C’est le temps des Fêtes, l’odeur enivrante de la tourtière et de la dinde grillée envahit nos maisons. La consommation de viande fait partie de notre folklore, tant en Amérique du Nord que de l’autre côté de l’Atlantique.

Le Québec est le plus gros producteur de porc au Canada. L’industrie emploie 26 500 personnes et 70 % de notre production est destinée à l’exportation. La problématique environnementale du phosphore qui entoure cette industrie nous est bien familière. Le gouvernement a implanté un contrôle des bilans de phosphore à la ferme pour lutter contre ce fléau.

Aux Pays-Bas, on élève quatre fois plus de porcs qu’au Québec, ou autant qu’au Canada, dans un pays 240 fois plus petit que le nôtre. La densité de leurs élevages d’animaux est quatre fois plus grande qu’ailleurs en Europe et serait la plus importante au monde. Là-bas, c’est la crise de l’azote qui fait les manchettes. Pour élever les porcs, les vaches laitières et la volaille, on importe d’Amérique du Sud d’importants tonnages de soya qui contiennent de l’azote. Les déjections animales, riches en ammoniaque, causent du smog, entraînent des pluies acides et menacent la biodiversité. 

L’unique solution pour endiguer cette crise serait de réduire de moitié les troupeaux d’élevage. Les permis d’émission d’azote mis en place ne donnaient aucun résultat tangible. Le leadership gouvernemental pour rectifier la situation n’était pas au rendez-vous. En 2016, des ONG environnementales poursuivent donc le gouvernement et obtiennent gain de cause en Cour de justice de l’Union européenne. Forcé d’agir, le gouvernement fait face au soulèvement des fermiers en colère. Après tout, les Pays-Bas nourrissent littéralement le monde et leurs pratiques sont parmi les plus efficaces sur la planète.

Insectes comestibles

C’est en allant visiter de nouveaux types de fermes qui gagnent en popularité au pays que j’ai été témoin de barrages de tracteurs ornés de slogans exprimant la rogne des éleveurs. C’était la quatrième fois depuis octobre qu’ils paralysaient les autoroutes du pays. Les producteurs les plus innovants, de plus en plus nombreux au pays, délaissent le bétail et se tournent vers des élevages d’insectes comestibles. 

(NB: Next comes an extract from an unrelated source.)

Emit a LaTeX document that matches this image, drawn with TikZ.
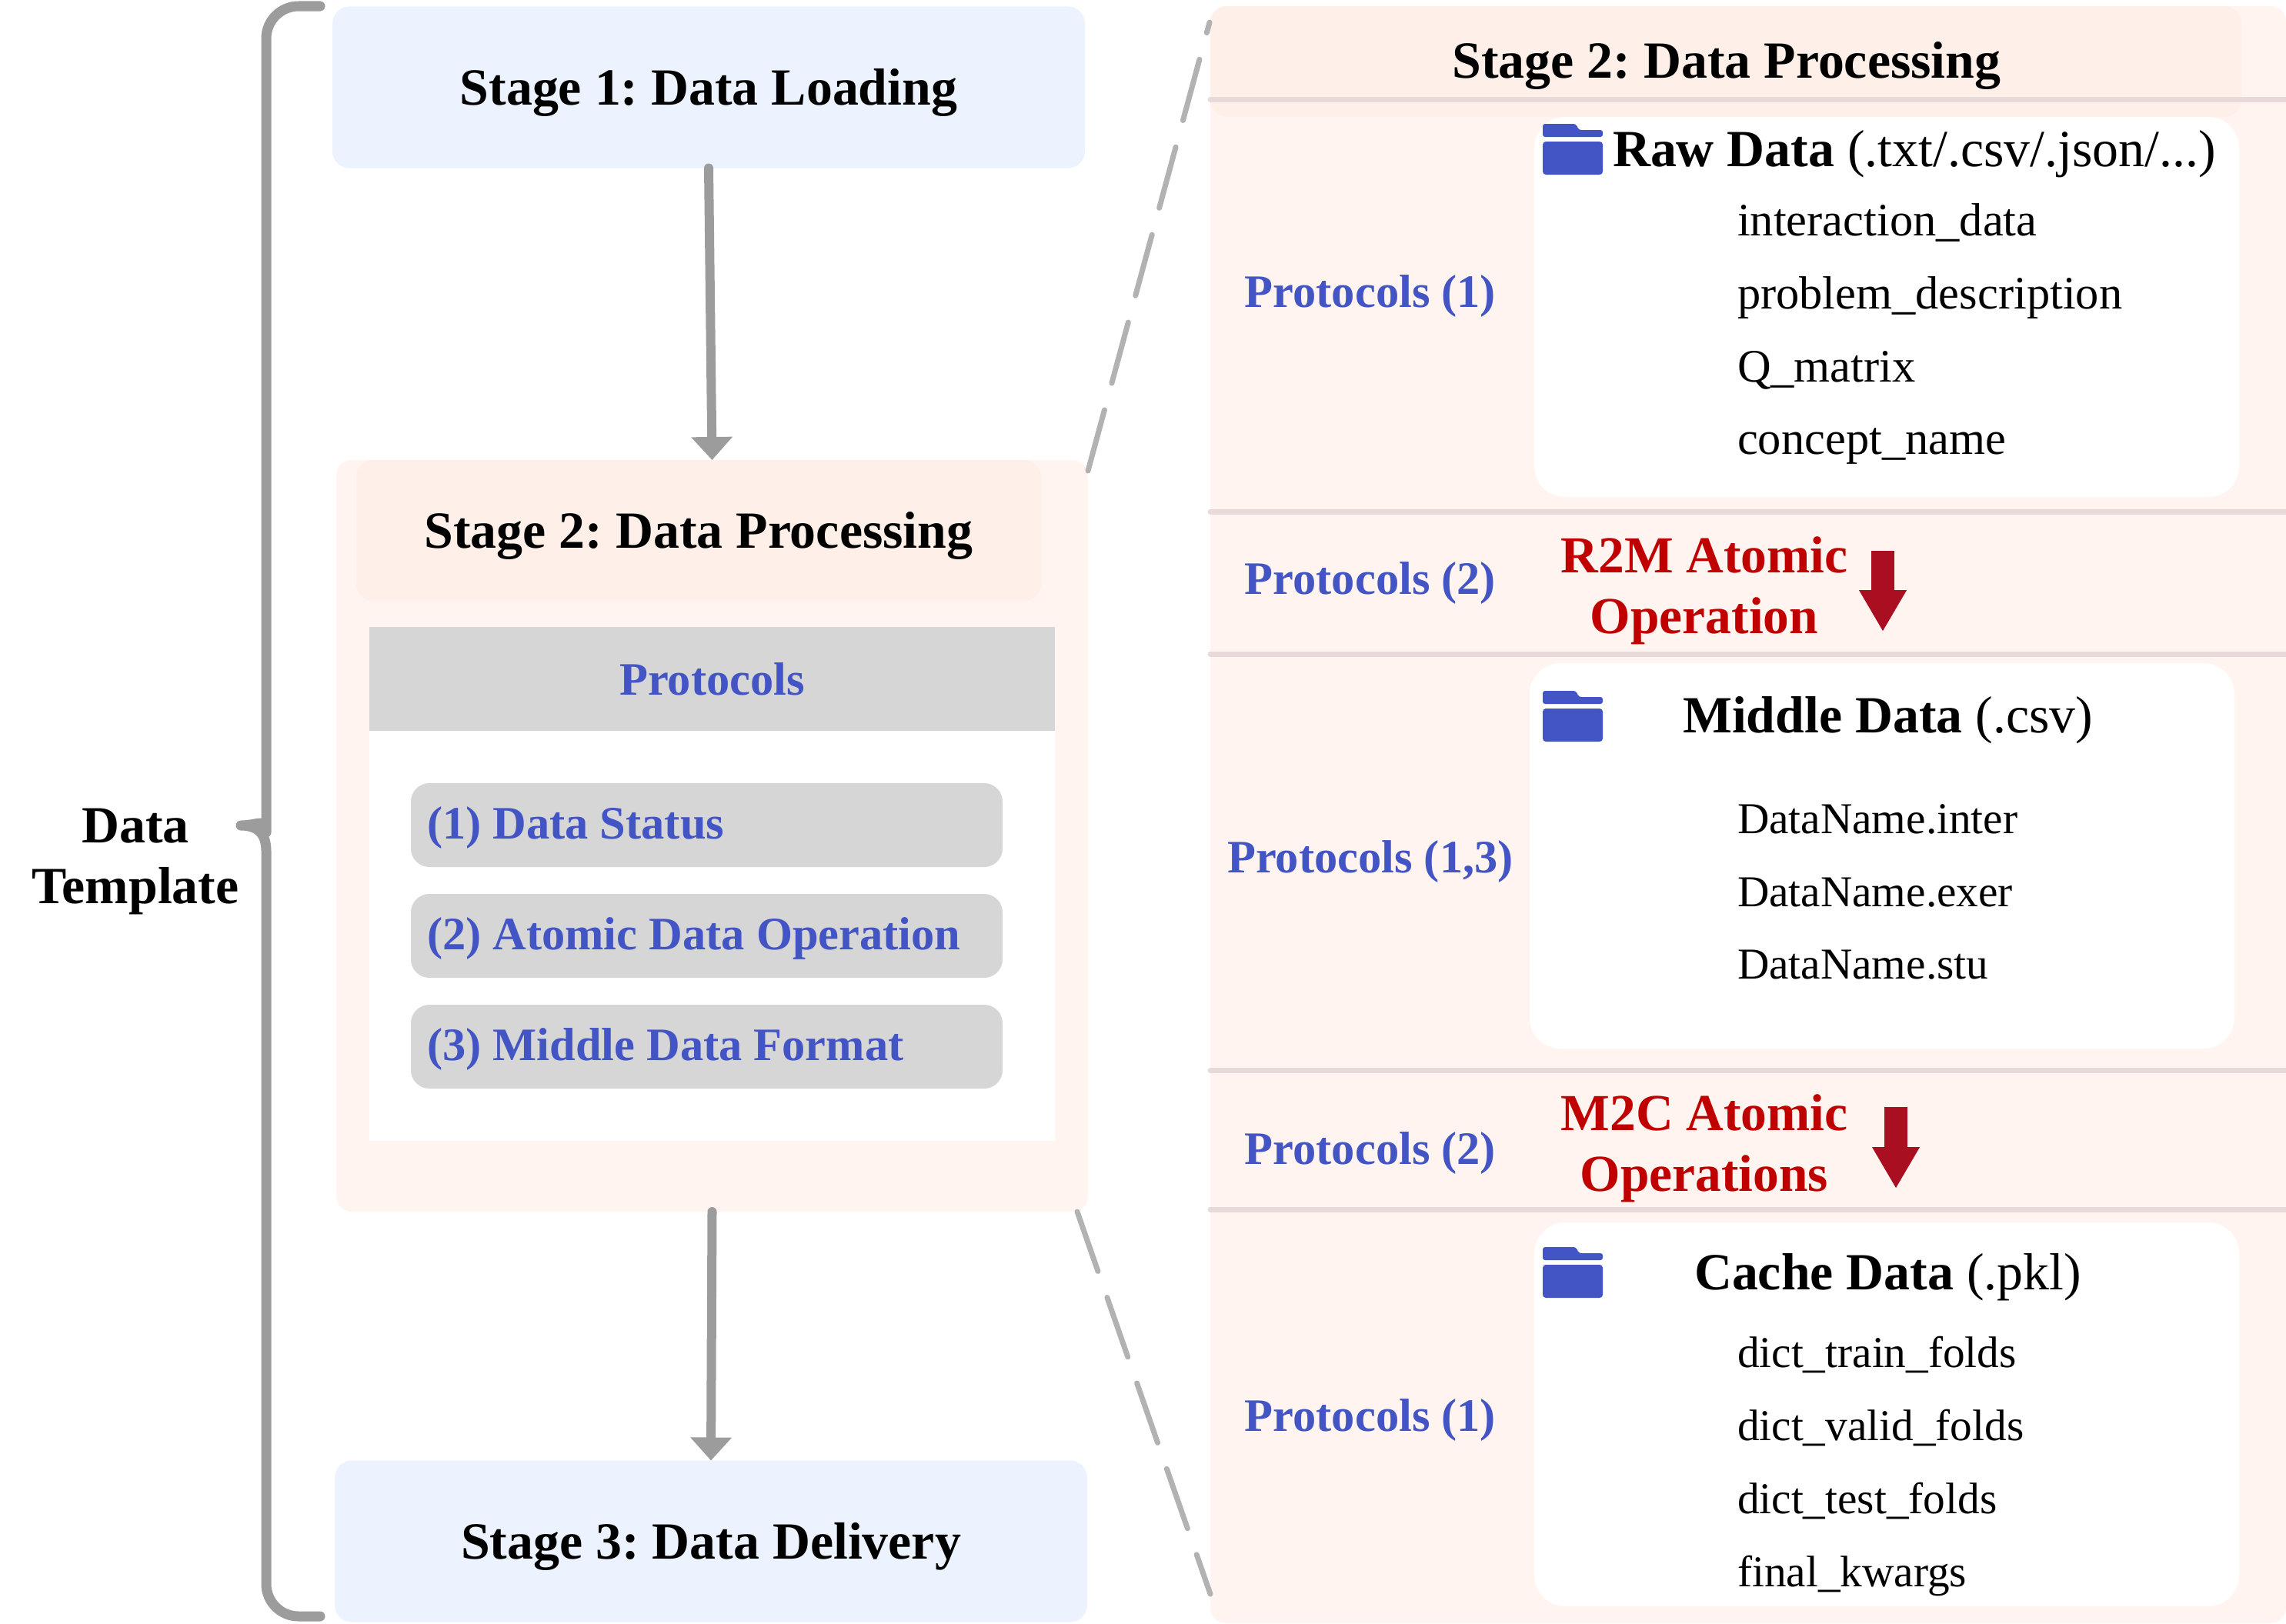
\documentclass[tikz,border=0pt]{standalone}
\usepackage{fontspec}
\setmainfont{Liberation Serif}
\usetikzlibrary{arrows.meta,positioning,calc}

\definecolor{stageblue}{HTML}{ECF3FE}
\definecolor{stageorange}{HTML}{FFF4EF}
\definecolor{headorange}{HTML}{FEF0E8}
\definecolor{protoblue}{HTML}{4355C4}
\definecolor{protogray}{HTML}{D6D6D6}
\definecolor{atomred}{HTML}{C00000}
\definecolor{arrowred}{HTML}{A90F20}
\definecolor{rulepink}{HTML}{E8DADA}

\frenchspacing
\begin{document}
\begin{tikzpicture}[
  panel/.style={inner sep=0pt, outer sep=0pt, align=center},
  stagebox/.style={panel, fill=stageblue, rounded corners=0.22cm, minimum width=9.78cm,
              minimum height=2.1cm, text height=15.5pt, text depth=2.5pt,
              font=\fontsize{19.3}{23}\selectfont\bfseries},
  outerbox/.style={panel, fill=stageorange, rounded corners=0.2cm},
  headbox/.style={panel, fill=headorange, rounded corners=0.22cm, text height=15.5pt, text depth=2.5pt,
              font=\fontsize{19.3}{23}\selectfont\bfseries},
  whitebox/.style={panel, fill=white, rounded corners=0.4cm, minimum width=9.16cm},
  pill/.style={panel, fill=protogray, rounded corners=0.24cm, minimum width=7.69cm,
              minimum height=1.09cm, text width=7.27cm, align=flush left, text=protoblue,
              text height=12pt, text depth=1.6pt,
              font=\fontsize{17.2}{21}\selectfont\bfseries},
  proto/.style={panel, text=protoblue, text height=13pt, text depth=1.1pt,
              font=\fontsize{17.2}{21}\selectfont\bfseries},
  atom/.style={panel, text=atomred, font=\fontsize{19.2}{22.4}\selectfont\bfseries},
  title/.style={panel, anchor=west, text height=15pt, text depth=3pt,
              font=\fontsize{19.3}{23}\selectfont},
  item/.style={panel, anchor=west, text height=13.4pt, text depth=2.6pt,
              font=\fontsize{17.2}{21}\selectfont},
  smallitem/.style={item, font=\fontsize{16.3}{20}\selectfont},
  arr/.style={-{Triangle[width=0.52cm, length=0.3cm]}, line width=0.12cm, gray!78, line cap=round},
  redarr/.style={-{Triangle[width=0.58cm, length=0.54cm]}, line width=0.3cm, arrowred},
  zoomline/.style={line width=0.07cm, gray!60, line cap=round, dash pattern=on 0.82cm off 0.36cm},
  rulemark/.style={line width=0.07cm, rulepink, line cap=round},
  folderico/.pic={
    \fill[protoblue, rounded corners=0.03cm] (0,-0.17) -- (0,0) -- (0.43,0) -- (0.47,-0.08)
        -- (0.78,-0.08) -- (0.78,-0.17) -- cycle;
    \fill[protoblue, rounded corners=0.04cm] (0,-0.23) rectangle (0.78,-0.66);
  },
]
\useasboundingbox (0,0) rectangle (29.71,-21.10);

% left column
\node[stagebox] (stageone) at (9.21,-1.135) {Stage 1: Data Loading};
\node[outerbox, minimum width=9.77cm, minimum height=9.77cm] (stagetwo) at (9.255,-10.865) {};
\node[headbox, minimum width=8.9cm, minimum height=1.83cm] (stagehead) at (9.08,-6.895)
    {Stage 2: Data Processing};
\node[panel, fill=white, minimum width=8.91cm, minimum height=5.33cm] (protobody) at (9.255,-12.165) {};
\node[proto, fill=protogray, minimum width=8.91cm, minimum height=1.35cm] (protohead) at (9.255,-8.825) {Protocols};
\node[pill] (pillone) at (9.185,-10.725) {(1) Data Status};
\node[pill, below=0.35cm of pillone] (pilltwo) {(2) Atomic Data Operation};
\node[pill, below=0.35cm of pilltwo] (pillthree) {(3) Middle Data Format};
\node[stagebox] (stagethree) at (9.24,-20.035) {Stage 3: Data Delivery};

\draw[arr] (stageone.south) -- (stagetwo.north);
\draw[arr] (stagetwo.south) -- (stagethree.north);

% brace
\node[panel, font=\fontsize{19.3}{22.4}\selectfont\bfseries] (template) at (1.76,-11.2) {Data\\Template};
\coordinate (bracetop) at (4.16,-0.08);
\coordinate (bracetip) at (3.13,-10.73);
\coordinate (bracebot) at (4.16,-21.01);
\draw[line width=0.13cm, gray!78, line cap=round, line join=round]
    (bracetop) [rounded corners=0.42cm] -| (3.46,-10.4) [sharp corners]
    .. controls (3.46,-10.62) and (3.35,-10.73) .. (bracetip)
    .. controls (3.35,-10.73) and (3.46,-10.84) .. (3.46,-11.06)
    [rounded corners=0.42cm] |- (bracebot);

% right panel
\node[outerbox, minimum width=13.98cm, minimum height=21.02cm] (detail) at (22.72,-10.59) {};
\node[headbox, minimum width=13.4cm, minimum height=1.44cm] (detailhead) at (22.43,-0.8) {};
\node[panel, text height=15pt, text depth=3pt, font=\fontsize{19.3}{23}\selectfont\bfseries] (detailtitle) at (22.44,-0.8) {Stage 2: Data Processing};

\coordinate (cutone) at (15.73,-1.295);
\coordinate (cuttwo) at (15.73,-6.65);
\coordinate (cutthree) at (15.73,-8.5);
\coordinate (cutfour) at (15.73,-13.915);
\coordinate (cutfive) at (15.73,-15.72);
\draw[rulemark] (cutone) -- ++(13.98,0);
\draw[rulemark] (cuttwo) -- ++(13.98,0);
\draw[rulemark] (cutthree) -- ++(13.98,0);
\draw[rulemark] (cutfour) -- ++(13.98,0);
\draw[rulemark] (cutfive) -- ++(13.98,0);

\node[whitebox, minimum height=4.94cm] (rawbox) at (24.52,-3.99) {};
\node[whitebox, minimum height=5.01cm] (midbox) at (24.46,-11.125) {};
\node[whitebox, minimum height=4.99cm] (cachebox) at (24.52,-18.385) {};

\pic at (20.05,-1.61) {folderico};
\pic at (20.05,-8.98) {folderico};
\pic at (20.05,-16.21) {folderico};

\node[proto] (protoraw) at (17.81,-3.79) {Protocols (1)};
\node[proto] (protorm) at (17.81,-7.52) {Protocols (2)};
\node[proto] (protomid) at (17.81,-11.14) {Protocols (1,3)};
\node[proto] (protomc) at (17.81,-14.93) {Protocols (2)};
\node[proto] (protocache) at (17.81,-18.4) {Protocols (1)};

\node[title] (rawtitle) at (20.96,-1.95) {\textbf{Raw Data} (.txt/.csv/.json/...)};
\node[item] (rawa) at (22.58,-2.88) {interaction\_data};
\node[item] (rawb) at (22.58,-3.83) {problem\_description};
\node[item] (rawc) at (22.58,-4.78) {Q\_matrix};
\node[item] (rawd) at (22.58,-5.72) {concept\_name};

\node[atom] (rtom) at (22.15,-7.68) {R2M Atomic\\Operation};
\coordinate (rtomtop) at (24.47,-7.16);
\coordinate (rtombot) at (24.47,-8.21);
\draw[redarr] (rtomtop) -- (rtombot);

\node[title] (midtitle) at (21.87,-9.31) {\textbf{Middle Data} (.csv)};
\node[smallitem] (mida) at (22.58,-10.65) {DataName.inter};
\node[smallitem] (midb) at (22.58,-11.6) {DataName.exer};
\node[smallitem] (midc) at (22.58,-12.54) {DataName.stu};

\node[atom] (mtoc) at (22.15,-14.93) {M2C Atomic\\Operations};
\coordinate (mtoctop) at (24.64,-14.39);
\coordinate (mtocbot) at (24.64,-15.45);
\draw[redarr] (mtoctop) -- (mtocbot);

\node[title] (cachetitle) at (22.02,-16.55) {\textbf{Cache Data} (.pkl)};
\node[smallitem] (cachea) at (22.58,-17.58) {dict\_train\_folds};
\node[smallitem] (cacheb) at (22.58,-18.53) {dict\_valid\_folds};
\node[smallitem] (cachec) at (22.58,-19.48) {dict\_test\_folds};
\node[smallitem] (cached) at (22.58,-20.43) {final\_kwargs};

% zoom lines
\coordinate (zoomtop) at (15.72,-0.29);
\coordinate (zoombot) at (15.73,-20.72);
\draw[zoomline] ($(stagetwo.north east)+(0,-0.14)$) -- (zoomtop);
\draw[zoomline] ($(stagetwo.south east)+(-0.14,0)$) -- (zoombot);
\end{tikzpicture}
\end{document}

La production d’insectes s’inscrit dans un objectif d’économie circulaire puisqu’ils peuvent se nourrir de nos résidus agroalimentaires et qu’ils peuvent remplacer les rations de soya importées dans les élevages locaux.

Un kilo de protéines de grillons nécessite 85 % moins de nourriture, 90 % moins d’espace et 95 % moins d’eau qu’un kilo de bœuf. Un kilo de ténébrions, aussi appelés vers à farine, génère 4,5 fois moins de gaz à effet de serre qu’un kilo de viande de porc. La production d’insectes est en pleine expansion tant aux Pays-Bas qu’au Québec où l’on dénombre près de 60 producteurs de microbétail.

En guise de cadeau des Fêtes pour ceux qui s’inquiètent de la crise climatique, la Cour de justice de l’Union européenne a rendu un jugement historique forçant le gouvernement néerlandais – encore traîné en justice par des ONG environnementales – à obtenir des résultats concrets de réduction des gaz à effet de serre. Les parallèles entre ce récent jugement et le précédent découlant de la crise de l’azote sont nombreux. 

La réduction drastique de notre consommation de viande conventionnelle est un gain majeur pour le climat. Conséquemment, pour le réveillon cette année, j’accompagnerai ma tourtière bien traditionnelle de délicieux dumplings aux ténébrions, pour célébrer nos traditions culinaires et la transition vers une agriculture plus respectueuse de l’environnement et du climat.